Franklin, who began singing in a church choir, had a career that spanned more than six decades, according to CBS News. Her last known performance was in November, for Elton John's AIDS Foundation Fall Gala.

Her career took off in 1967 with the hit song Respect. Franklin's anthemic take on the Otis Redding number won two Grammy Awards. She would go on to win 18 Grammy Awards during her career. She was also the first woman to be inducted into the Rock & Roll Hall of Fame.

Franklin passed away Thursday in Detroit, where she spent most of her childhood and adult life, CBS News reported.

Tributes to Franklin began to pour in immediately, including from Apple CEO Tim Cook , as people paid their respects to the groundbreaking musician. 

"We mourn the passing of Aretha Franklin, the Queen of Soul," Cook tweeted. "Her voice will keep lifting us, through the music she gave the world. Our thoughts are with her family, her loved ones and fans everywhere. Take her hand, precious Lord, and lead her home," wrote Cook.

Legendary musicians took to Twitter to express their sorrow and to remember Franklin's contributions as both a singer and a person. 

"Let's all take a moment to give thanks for the beautiful life of Aretha Franklin, the Queen of our souls, who inspired us all for many many years. She will be missed but the memory of her greatness as a musician and a fine human being will live with us forever. Love Paul," wrote Paul McCartney.

Elton John highlighted one of Franklin's lesser-known talents. "Her voice was unique, her piano playing underrated – she was one of my favourite pianists," the pop star wrote.

The National Association for the Advancement of Colored People paid its respects to the Queen of Soul as "an iconic symbol of black pride whose music touched so many hearts and souls."

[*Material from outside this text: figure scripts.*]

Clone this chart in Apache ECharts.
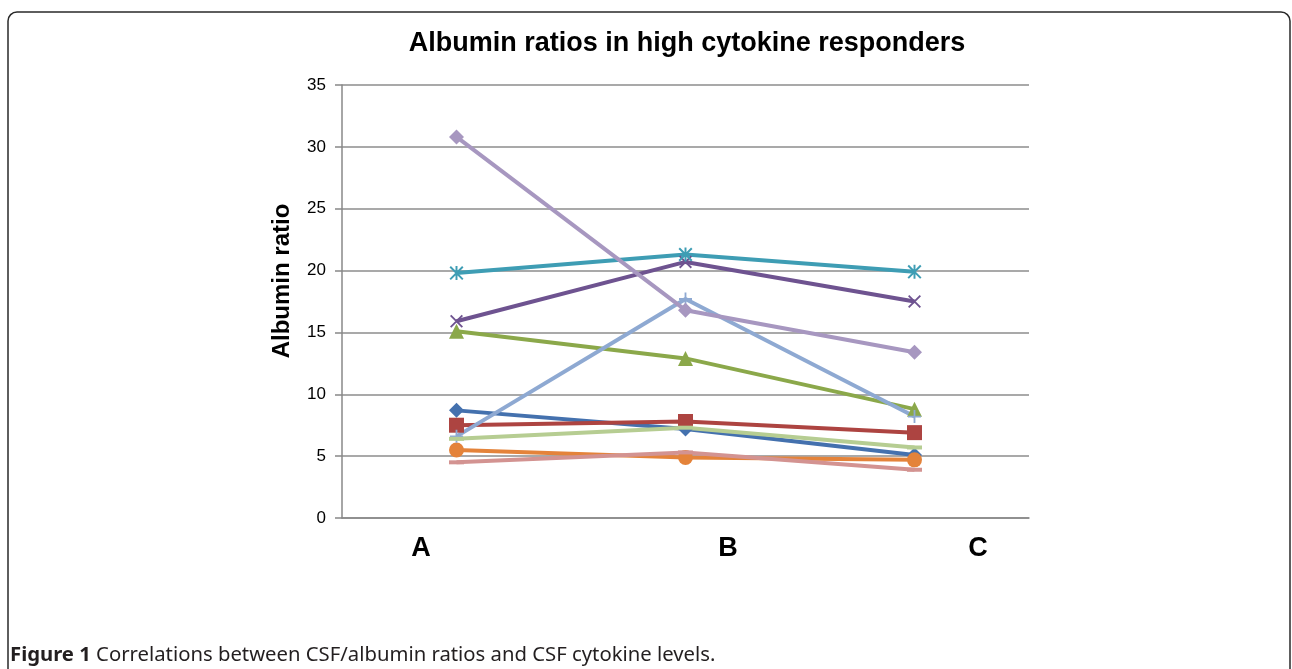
<!DOCTYPE html>
<html>
<head>
<meta charset="utf-8">
<title>Albumin ratios</title>
<script src="https://cdn.jsdelivr.net/npm/echarts@6/dist/echarts.min.js"></script>
<style>
html, body { margin: 0; padding: 0; background: #fff; }
#main { width: 1292px; height: 669px; }
</style>
</head>
<body>
<div id="main"></div>
<script>
// 数据
var categories = ['A', 'B', 'C'];
var yTicks = [0, 5, 10, 15, 20, 25, 30, 35];
var s1 = [8.7, 7.2, 5.1];
var s2 = [7.5, 7.8, 6.9];
var s3 = [15.1, 12.9, 8.8];
var s4 = [15.9, 20.7, 17.5];
var s5 = [19.8, 21.3, 19.9];
var s6 = [5.5, 4.9, 4.7];
var s7 = [6.6, 17.7, 8.2];
var s8 = [4.5, 5.3, 3.9];
var s9 = [6.4, 7.3, 5.7];
var s10 = [30.8, 16.8, 13.4];

var symX = 'path://M0,1L1,0L10,9L9,10Z M9,0L10,1L1,10L0,9Z';
var symStar = 'path://M0,1L1,0L10,9L9,10Z M9,0L10,1L1,10L0,9Z M4.3,0H5.7V10H4.3Z';
var symPlus = 'path://M4.3,0H5.7V10H4.3Z M0,4.3H10V5.7H0Z';

var chart = echarts.init(document.getElementById('main'));

function mkSeries(name, data, color, symbol, size) {
	return {
		name : name,
		type : 'line',
		data : data,
		symbol : symbol,
		symbolSize : size,
		lineStyle : {
			color : color,
			width : 4
		},
		itemStyle : {
			color : color
		}
	};
}

// x轴标签位置(参考图里不在类目中心)
var labelX = [421, 728, 978];
var graphics = [ {
	type : 'rect',
	shape : { x : 8, y : 12, width : 1282, height : 720, r : 9 },
	style : { fill : 'none', stroke : '#2a2a2a', lineWidth : 1.5 },
	silent : true
}, {
	type : 'text',
	x : 687,
	y : 44,
	style : {
		text : 'Albumin ratios in high cytokine responders',
		font : 'bold 27px "Liberation Sans", Arial, sans-serif',
		fill : '#000',
		align : 'center',
		verticalAlign : 'middle'
	}
}, {
	type : 'text',
	x : 10,
	y : 655,
	style : {
		text : '{b|Figure 1} Correlations between CSF/albumin ratios and CSF cytokine levels.',
		fill : '#231f20',
		verticalAlign : 'middle',
		rich : {
			b : {
				fontFamily : '"Noto Sans", sans-serif',
				fontWeight : 'bold',
				fontSize : 20.3,
				fill : '#231f20'
			}
		},
		fontFamily : '"Noto Sans", sans-serif',
		fontSize : 20.3
	}
} ];
for (var i = 0; i < categories.length; i++) {
	graphics.push({
		type : 'text',
		x : labelX[i],
		y : 549,
		style : {
			text : categories[i],
			font : 'bold 27px "Liberation Sans", Arial, sans-serif',
			fill : '#000',
			align : 'center',
			verticalAlign : 'middle'
		}
	});
}

var option = {
	backgroundColor : '#fff',
	animation : false,
	grid : {
		left : 342,
		right : 263,
		top : 85,
		bottom : 151
	},
	xAxis : {
		type : 'category',
		data : categories,
		boundaryGap : true,
		axisLine : { lineStyle : { color : '#888', width : 1.5 } },
		axisTick : { show : false },
		axisLabel : { show : false }
	},
	yAxis : {
		type : 'value',
		min : yTicks[0],
		max : yTicks[yTicks.length - 1],
		interval : 5,
		name : 'Albumin ratio',
		nameLocation : 'middle',
		nameRotate : 90,
		nameGap : 48,
		nameTextStyle : {
			fontFamily : '"Liberation Sans", Arial, sans-serif',
			fontWeight : 'bold',
			fontSize : 24,
			color : '#000',
			padding : [ 0, 0, 0, 41 ]
		},
		axisLine : { show : true, lineStyle : { color : '#888', width : 1.5 } },
		axisTick : { show : true, length : 7, lineStyle : { color : '#888', width : 1.5 } },
		axisLabel : {
			margin : 16,
			fontFamily : '"Liberation Sans", Arial, sans-serif',
			fontSize : 17,
			color : '#000'
		},
		splitLine : { lineStyle : { color : '#8c8c8c', width : 1.5 } }
	},
	graphic : graphics,
	series : [
		mkSeries('1', s1, '#4471ae', 'diamond', 15),
		mkSeries('2', s2, '#ad4441', 'rect', 15),
		mkSeries('3', s3, '#8ba84a', 'triangle', 15),
		mkSeries('4', s4, '#6e5390', symX, 13),
		mkSeries('5', s5, '#3e9db4', symStar, 14),
		mkSeries('6', s6, '#e4833a', 'circle', 15),
		mkSeries('7', s7, '#8ea9d2', symPlus, 13),
		mkSeries('8', s8, '#d39391', 'rect', [ 15, 4 ]),
		mkSeries('9', s9, '#b6cd92', 'rect', [ 15, 4 ]),
		mkSeries('10', s10, '#a797c0', 'diamond', 15)
	]
};
chart.setOption(option);
</script>
</body>
</html>
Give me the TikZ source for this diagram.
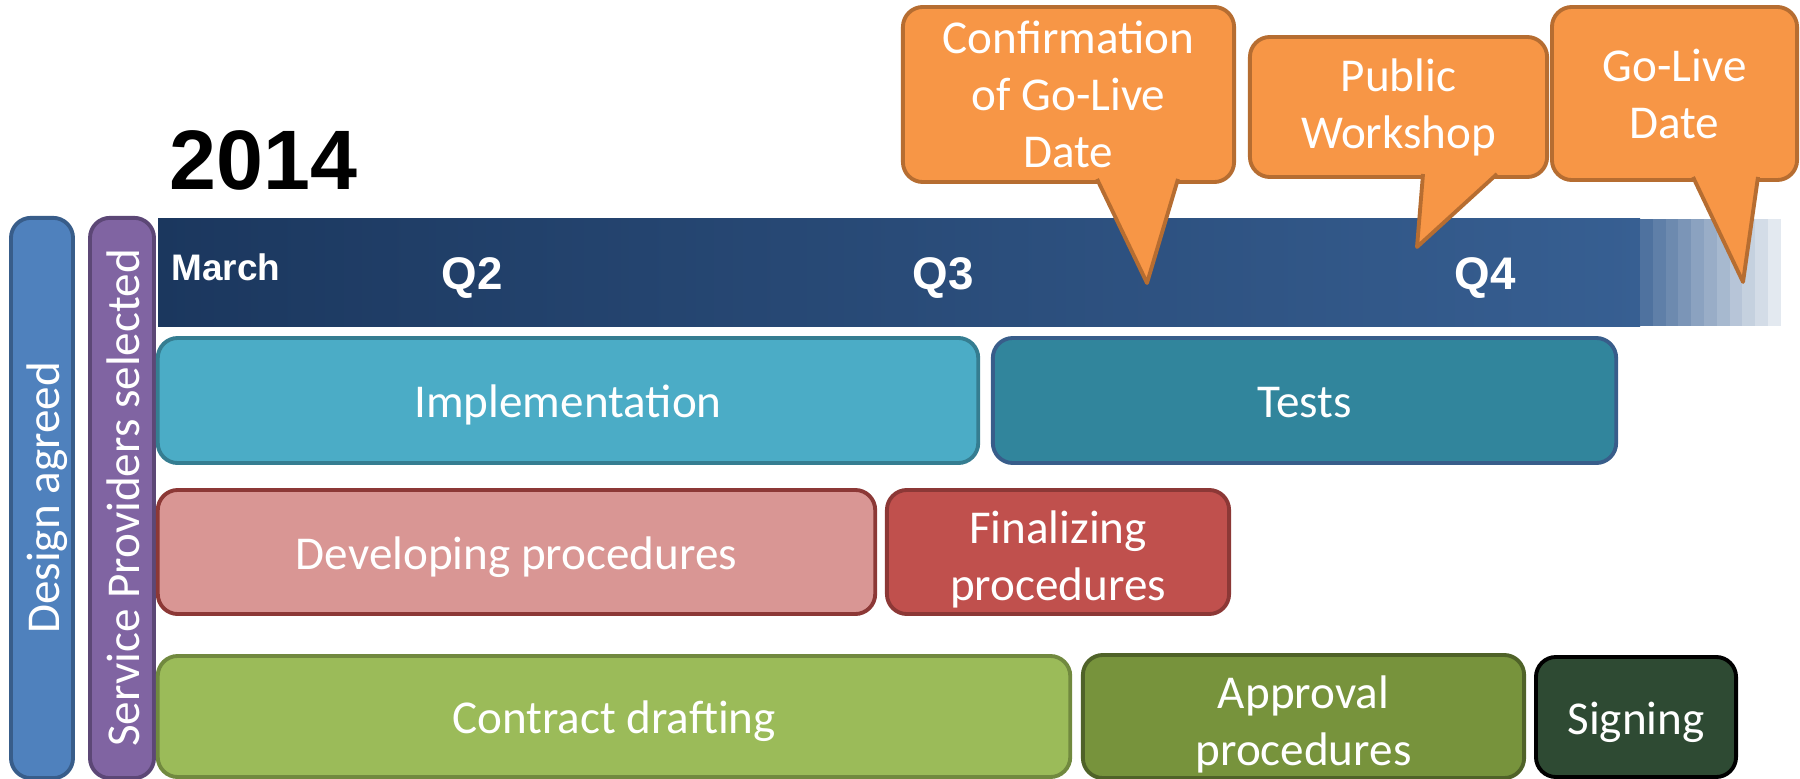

Actor Hugh Jackman, known for his role as Marvel action hero Wolverine as well as for his musical talent, said one of the highlights of his career was singing with Franklin at the Tony Awards. He described it as "an out of body experience."

Hillary Clinton mourned on Twitter, as well, saying, "She deserves not only our RESPECT but also our lasting gratitude for opening our eyes, ears and hearts. Rest in eternal peace, my friend."

Star Trek's George Takei said, "She made millions feel like natural women, and she earned our everlasting Respect with each performance. May Aretha Franklin's voice ring now throughout the heavens. She truly was the Queen of Soul. Rest In Peace, o great one."

The term "Blues Brothers" was also trending on Twitter on Thursday in reference to Franklin's scene-stealing cameo role in the 1980 Saturday Night Live-spinoff comedy starring John Belushi and Dan Aykroyd. Her appearance in the film introduced Franklin and her talents to an even wider audience.  

Film producer Adam Best recalled watching The Blues Brothers during his childhood and called out her rollicking performance of the song Think as one of the most memorable parts of the cult classic.

One word in particular is associated with Franklin, and that's the title of her most-famous song: Respect. Actress Jamie Lee Curtis shared it as a simple, but powerful tribute: "RESPECT."

Representatives for Franklin didn't immediately respond to requests for comment.